Essential Elements of a Joint Venture Agreement
Governance Structure
A well-drafted JV agreement must clearly define the governance framework. This includes the composition of the board of directors, voting rights, quorum requirements, and reserved matters requiring unanimous consent.
Reserved matters typically include decisions on capital expenditure above certain thresholds, changes to the business plan, appointment of key personnel, and any amendments to the constitutional documents. Clearly defining these matters prevents deadlock and ensures both parties have a say in critical decisions.
Consider establishing management committees for day-to-day operations, with clear reporting lines and decision-making authority. This helps maintain operational efficiency while preserving strategic oversight at the board level.
Capital Contributions and Profit Sharing
The agreement should specify each party's initial capital contribution, whether in cash, assets, intellectual property, or services. Valuation methods for non-cash contributions should be clearly stated to avoid future disputes.
Profit sharing arrangements must be explicitly detailed. While profits are often distributed proportionally to shareholding, parties may agree to different arrangements based on their respective contributions or roles. The agreement should also address how losses will be shared and the policy on dividend declarations.
Additionally, consider including provisions for future funding requirements. Will additional capital calls be proportional? What happens if one party cannot meet a capital call? These scenarios should be anticipated and addressed.
Exit Mechanisms
Every joint venture should have clear exit provisions, as business relationships do not always last forever. Common exit mechanisms include:
Right of First Refusal (ROFR): If one party wishes to sell their shares, the other party has the first opportunity to purchase them at the same terms offered by a third party.
Tag-Along Rights: Minority shareholders can "tag along" and sell their shares on the same terms if a majority shareholder sells to a third party, protecting them from being left with an unwanted partner.
Drag-Along Rights: Majority shareholders can compel minority shareholders to join in the sale of the company, facilitating clean exits and making the JV more attractive to potential buyers.
Put and Call Options: These allow parties to sell (put) or buy (call) shares at predetermined prices or valuation formulas upon the occurrence of specified events.
Dispute Resolution
Disagreements are inevitable in any business relationship.
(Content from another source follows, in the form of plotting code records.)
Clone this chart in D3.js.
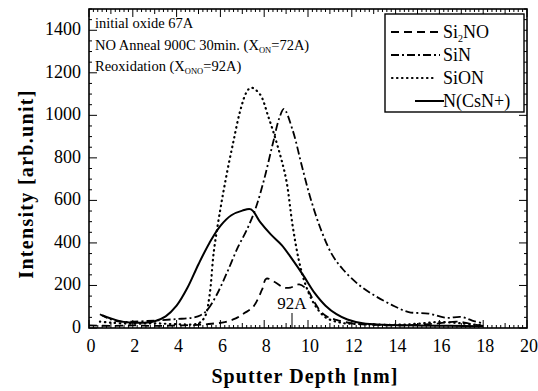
<!DOCTYPE html>
<html>
<head>
<meta charset="utf-8">
<script src="https://cdn.jsdelivr.net/npm/d3@7"></script>
<style>
  body { margin: 0; background: #fff; }
  text { font-family: "Liberation Serif", "Times New Roman", serif; fill: #000; }
</style>
</head>
<body>
<svg id="chart" width="538" height="391"></svg>
<script>
// depth [nm] and intensity [arb.unit]
var si2noDepth = [0, 1, 2, 3, 4, 5, 5.6, 6.2, 6.7, 7.1, 7.5, 7.9, 8.1, 8.5, 8.9, 9.2, 9.6, 10.0, 10.3, 10.6, 10.9, 11.3, 12, 13, 14, 15, 16, 16.8, 17.5, 18];
var si2noValue = [12, 10, 12, 10, 12, 15, 20, 28, 45, 70, 100, 180, 232, 215, 190, 190, 205, 175, 120, 75, 52, 38, 22, 15, 12, 15, 22, 30, 18, 10];

var sinDepth = [0.5, 1, 1.5, 2, 3, 4, 4.7, 5.1, 5.4, 5.8, 6.3, 6.8, 7.2, 7.6, 8.0, 8.4, 8.7, 8.9, 9.3, 9.7, 10.1, 10.6, 11.1, 11.6, 12.3, 13.0, 13.8, 14.6, 15.5, 16.3, 17.0, 17.5, 18];
var sinValue = [65, 40, 30, 30, 35, 42, 48, 60, 85, 150, 260, 380, 460, 560, 700, 870, 990, 1030, 930, 770, 615, 460, 345, 275, 205, 155, 110, 75, 68, 48, 52, 35, 22];

var sionDepth = [0.5, 1, 2, 3, 4, 5, 5.3, 5.5, 5.7, 6.0, 6.3, 6.6, 6.9, 7.2, 7.4, 7.8, 8.2, 8.6, 9.0, 9.3, 9.6, 9.9, 10.3, 10.8, 11.5, 12.5, 14, 15, 16, 17, 18];
var sionValue = [30, 25, 20, 22, 18, 22, 55, 150, 360, 560, 730, 880, 1020, 1110, 1130, 1100, 990, 860, 700, 480, 310, 200, 110, 50, 25, 18, 15, 20, 28, 22, 12];

var nDepth = [0.6, 1.0, 1.5, 2.0, 2.5, 3.0, 3.5, 4.0, 4.5, 5.0, 5.5, 6.0, 6.5, 7.0, 7.4, 7.8, 8.3, 8.8, 9.3, 9.8, 10.3, 10.8, 11.3, 11.8, 12.5, 13.5, 15, 16.5, 18];
var nValue = [60, 45, 30, 25, 25, 32, 55, 105, 190, 300, 400, 480, 530, 552, 558, 500, 440, 390, 320, 245, 165, 105, 65, 40, 22, 15, 12, 10, 8];

var xTicks = [0, 2, 4, 6, 8, 10, 12, 14, 16, 18, 20];
var yTicks = [0, 200, 400, 600, 800, 1000, 1200, 1400];

var series = [
  { name: "Si2NO", depth: si2noDepth, value: si2noValue, dash: "8,5", width: 1.8, cap: "butt", x0: 391, x1: 438 },
  { name: "SiN", depth: sinDepth, value: sinValue, dash: "8,3,2,3", width: 1.8, cap: "butt", x0: 391, x1: 440 },
  { name: "SiON", depth: sionDepth, value: sionValue, dash: "0.5,4.5", width: 2.2, cap: "round", x0: 392, x1: 434 },
  { name: "N(CsN+)", depth: nDepth, value: nValue, dash: null, width: 2, cap: "butt", x0: 415, x1: 444 }
];

var svg = d3.select("#chart");
var pLeft = 89, pRight = 527, pTop = 9, pBottom = 328;

var x = d3.scaleLinear().domain([0, 20]).range([pLeft, pRight]);
var y = d3.scaleLinear().domain([0, 1500]).range([pBottom, pTop]);

// ticks, all pointing inward on the four sides
var minorX = d3.range(0, 20.001, 0.2);
var minorY = d3.range(0, 1500.001, 50);

function tickLen(v, major, mid) {
  if (Math.abs(v / major - Math.round(v / major)) < 1e-6) return 8;
  if (mid && Math.abs(v / mid - Math.round(v / mid)) < 1e-6) return 5;
  return 3;
}

var g = svg.append("g").attr("stroke", "#000").attr("stroke-width", 1);
minorX.forEach(function (v) {
  var l = tickLen(v, 2, 1);
  g.append("line").attr("x1", x(v)).attr("x2", x(v)).attr("y1", pBottom).attr("y2", pBottom - l);
  g.append("line").attr("x1", x(v)).attr("x2", x(v)).attr("y1", pTop).attr("y2", pTop + l);
});
minorY.forEach(function (v) {
  var l = tickLen(v, 200, null);
  g.append("line").attr("y1", y(v)).attr("y2", y(v)).attr("x1", pLeft).attr("x2", pLeft + l);
  g.append("line").attr("y1", y(v)).attr("y2", y(v)).attr("x1", pRight).attr("x2", pRight - l);
});

svg.append("rect")
  .attr("x", pLeft).attr("y", pTop)
  .attr("width", pRight - pLeft).attr("height", pBottom - pTop)
  .attr("fill", "none").attr("stroke", "#000").attr("stroke-width", 1.6);

svg.selectAll(".xl").data(xTicks).enter().append("text")
  .attr("x", function (d) { return x(d) + 2; })
  .attr("y", 352)
  .attr("text-anchor", "middle")
  .attr("font-size", 18)
  .text(function (d) { return d; });

svg.selectAll(".yl").data(yTicks).enter().append("text")
  .attr("x", 81)
  .attr("y", function (d) { return y(d) + 5; })
  .attr("text-anchor", "end")
  .attr("font-size", 18)
  .text(function (d) { return d; });

svg.append("text")
  .attr("x", 305).attr("y", 383)
  .attr("text-anchor", "middle")
  .attr("font-size", 20).attr("font-weight", "bold")
  .attr("letter-spacing", 1.1)
  .text("Sputter Depth [nm]");

svg.append("text")
  .attr("transform", "translate(33,184) rotate(-90)")
  .attr("text-anchor", "middle")
  .attr("font-size", 20).attr("font-weight", "bold")
  .attr("letter-spacing", 1.3)
  .text("Intensity [arb.unit]");

// curves
var line = d3.line()
  .x(function (d) { return x(d[0]); })
  .y(function (d) { return y(d[1]); })
  .curve(d3.curveCatmullRom);

series.forEach(function (s) {
  var pts = s.depth.map(function (d, i) { return [d, s.value[i]]; });
  svg.append("path")
    .attr("d", line(pts))
    .attr("fill", "none")
    .attr("stroke", "#000")
    .attr("stroke-width", s.width)
    .attr("stroke-linecap", s.cap)
    .attr("stroke-dasharray", s.dash);
});

// notes top-left
var notes = svg.append("g").attr("font-size", 14.5);
notes.append("text").attr("x", 95).attr("y", 28).text("initial oxide 67A");
var n2 = notes.append("text").attr("x", 95).attr("y", 50);
n2.append("tspan").text("NO Anneal 900C 30min. (X");
n2.append("tspan").attr("font-size", 8.5).attr("dy", 3).text("ON");
n2.append("tspan").attr("dy", -3).text("=72A)");
var n3 = notes.append("text").attr("x", 95).attr("y", 71);
n3.append("tspan").text("Reoxidation (X");
n3.append("tspan").attr("font-size", 8.5).attr("dy", 3).text("ONO");
n3.append("tspan").attr("dy", -3).text("=92A)");

// 92A marker
svg.append("text").attr("x", 292).attr("y", 309)
  .attr("text-anchor", "middle").attr("font-size", 17).text("92A");
svg.append("line")
  .attr("x1", x(9.27)).attr("x2", x(9.27))
  .attr("y1", 313).attr("y2", pBottom)
  .attr("stroke", "#000").attr("stroke-width", 1);

// legend
var lg = svg.append("g");
lg.append("rect")
  .attr("x", 385).attr("y", 14).attr("width", 139).attr("height", 98)
  .attr("fill", "#fff").attr("stroke", "#000").attr("stroke-width", 1.4);
var labels = [["Si", "2", "NO"], ["SiN"], ["SiON"], ["N(CsN+)"]];
series.forEach(function (s, i) {
  var ly = 32 + i * 23;
  lg.append("line")
    .attr("x1", s.x0).attr("x2", s.x1).attr("y1", ly).attr("y2", ly)
    .attr("stroke", "#000")
    .attr("stroke-width", s.width)
    .attr("stroke-linecap", s.cap)
    .attr("stroke-dasharray", s.dash);
  var t = lg.append("text").attr("x", 443).attr("y", ly + 6).attr("font-size", 18);
  var parts = labels[i];
  t.append("tspan").text(parts[0]);
  if (parts.length > 1) {
    t.append("tspan").attr("font-size", 10).attr("dy", 4).text(parts[1]);
    t.append("tspan").attr("dy", -4).text(parts[2]);
  }
});
</script>
</body>
</html>
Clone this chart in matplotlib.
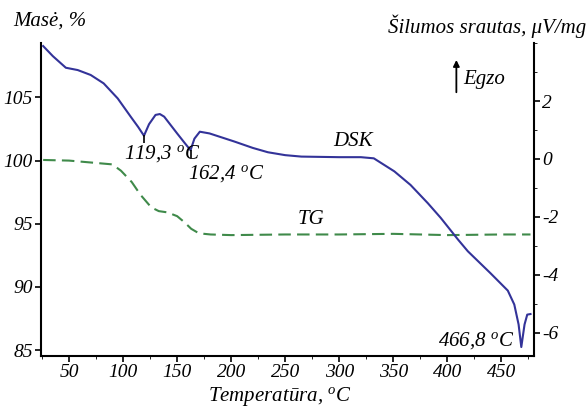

A robust dispute resolution mechanism can prevent costly litigation and preserve commercial relationships.
Most JV agreements in Malaysia adopt a tiered approach: initial negotiation between senior executives, followed by mediation, and finally arbitration if the dispute remains unresolved. Arbitration is often preferred over litigation for its confidentiality, flexibility, and enforceability of awards under the New York Convention.
The Asian International Arbitration Centre (AIAC) in Kuala Lumpur is a popular choice for Malaysia-based joint ventures, offering established rules and experienced arbitrators familiar with local commercial practices.
Best Practices for Successful Joint Ventures
Conduct Thorough Due Diligence
Before entering a joint venture, investigate your potential partner's financial health, reputation, management capabilities, and strategic objectives. Misaligned expectations are a leading cause of JV failures.
Define Clear Objectives and Scope
Both parties should have a shared understanding of the JV's purpose, timeline, and success metrics. Document these in the agreement to provide a reference point throughout the venture's life.
Plan for Change
Business environments evolve. Include provisions for reviewing and amending the JV agreement, adjusting to market conditions, and addressing changes in either party's circumstances.
Establish Communication Protocols
Regular communication between JV partners helps identify issues early and maintain alignment. Consider requiring periodic management meetings and comprehensive reporting obligations.
Engage Experienced Legal Counsel
Joint venture agreements are complex documents with long-term implications. Engaging lawyers experienced in Malaysian corporate law ensures your interests are protected and the agreement is enforceable.
Conclusion
Joint ventures offer significant opportunities for business growth and collaboration in Malaysia. However, their success depends largely on careful planning, clear documentation, and a solid legal framework. By addressing governance, profit sharing, exit mechanisms, and dispute resolution upfront, parties can build a foundation for a productive and sustainable partnership.
Disclaimer: This article is intended for general informational purposes only and does not constitute legal advice. The information provided should not be relied upon as a substitute for professional legal counsel tailored to your specific circumstances. Laws and regulations may change, and the application of laws can vary based on individual facts. If you require legal advice regarding joint venture agreements or any other corporate law matters, please consult a qualified lawyer.